There are things I’m not keen on, such as one gag about Mattel cancelling a particular type of Barbie doll. It’s good, but then it’s practically repeated later. I’ve read that in scripts before, where a gag was being tried out in two scenes but you have to pick one or you diminish both.
Then there’s a narrator at the start and unless a narrator is lying to me, unless they are what’s known as an unreliable narrator, I have a problem with them because they are problematic. Barbie’s narrator does what they all do: talks a lot at the start, comes back for a quickie sequence in the first half hour, and is then forgotten about completely.
Except then she comes back to throw in a line that is very self-aware about this being a film. Without giving it away, the line is funny but it comes so late that you’ve forgotten there is a narrator — and it comes precisely at the right time to undercut Margot Robbie’s performance as Barbie.
She is extraordinary. Barbie manages to remain plastic and unmistakably doll-like, yet also convey happiness and fear and betrayal. It’s deeply impressive and also very funny, except when it is heartbreaking.
Otherwise, this script is replete with jokes that I both get and wish I’d written, and I am certain it is also replete with at the very least the same number of jokes again that I simply didn’t get. Poor comedy just uses references it knows its audience will recognise, but great ones do exactly that with such a light touch that if you don’t know the reference, you don’t even realise it’s been referred to.
The only reasons that I know there is so much I missed is how the film is a ceaseless barrage of spoken and visual gags, and you come to realise the background has as many as the foreground. Plus YouTube has half a pound of videos detailing all the bits everyone missed.
So there is all this going on, but Barbie doesn’t exclude you just because you happen, like me, to not know the history of the doll.

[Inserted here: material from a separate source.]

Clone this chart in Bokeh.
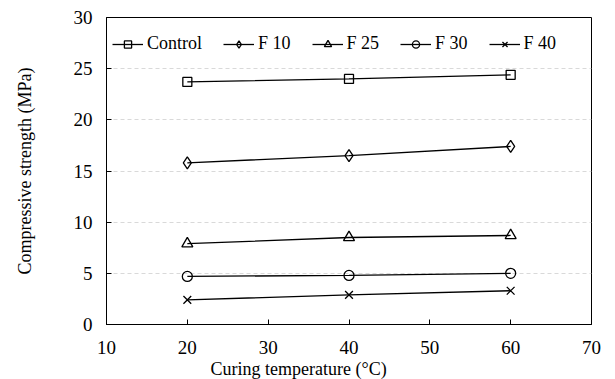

Absolutely brilliantly, it also presents every criticism Barbie has had over the years and it does so without flinching or apologising. It is brutal about Mattel, too.
I can’t stop thinking about that streak of – I was going to say viciousness, but no, I think it’s a vein of strength. The film sets up this fantastical pink world but doesn’t do it by being cloying or saccharine, it somehow does it while also being pragmatic. I do not have the remotest idea how it did that.
Then amongst so much going on in this film, a central point is about patriarchy keeping women down and I don’t think you can argue that Barbie handles this subtly.
But then I also don’t think you can argue that this central point is wrong.
Whereas I do think you can argue that my own central point is. I said that I came out of that cinema wishing I’d written the film. After a few days, though, I realised that actually what I wish is that I could write any film the way Greta Gerwig and Noah Baumbach wrote this.
But I did not come to this realisation by myself. I had help. Specifically, it was writer Andrea Mann who commented on Facebook about my enthusiasm for the film.
“It’s great, isn’t it?” wrote Andrea. “And I took from it that I want to write like they wrote Barbie: i.e. to swing for the fences, to lean into your own tastes and ideas, to write as you unapologetically want to write. Because that’s the overall vibe I got from it: that Greta Gerwig (and Noah Baumbach) just, well, went for it. And I find that really inspiring.”
Now I wish I’d written Andrea’s comment, too.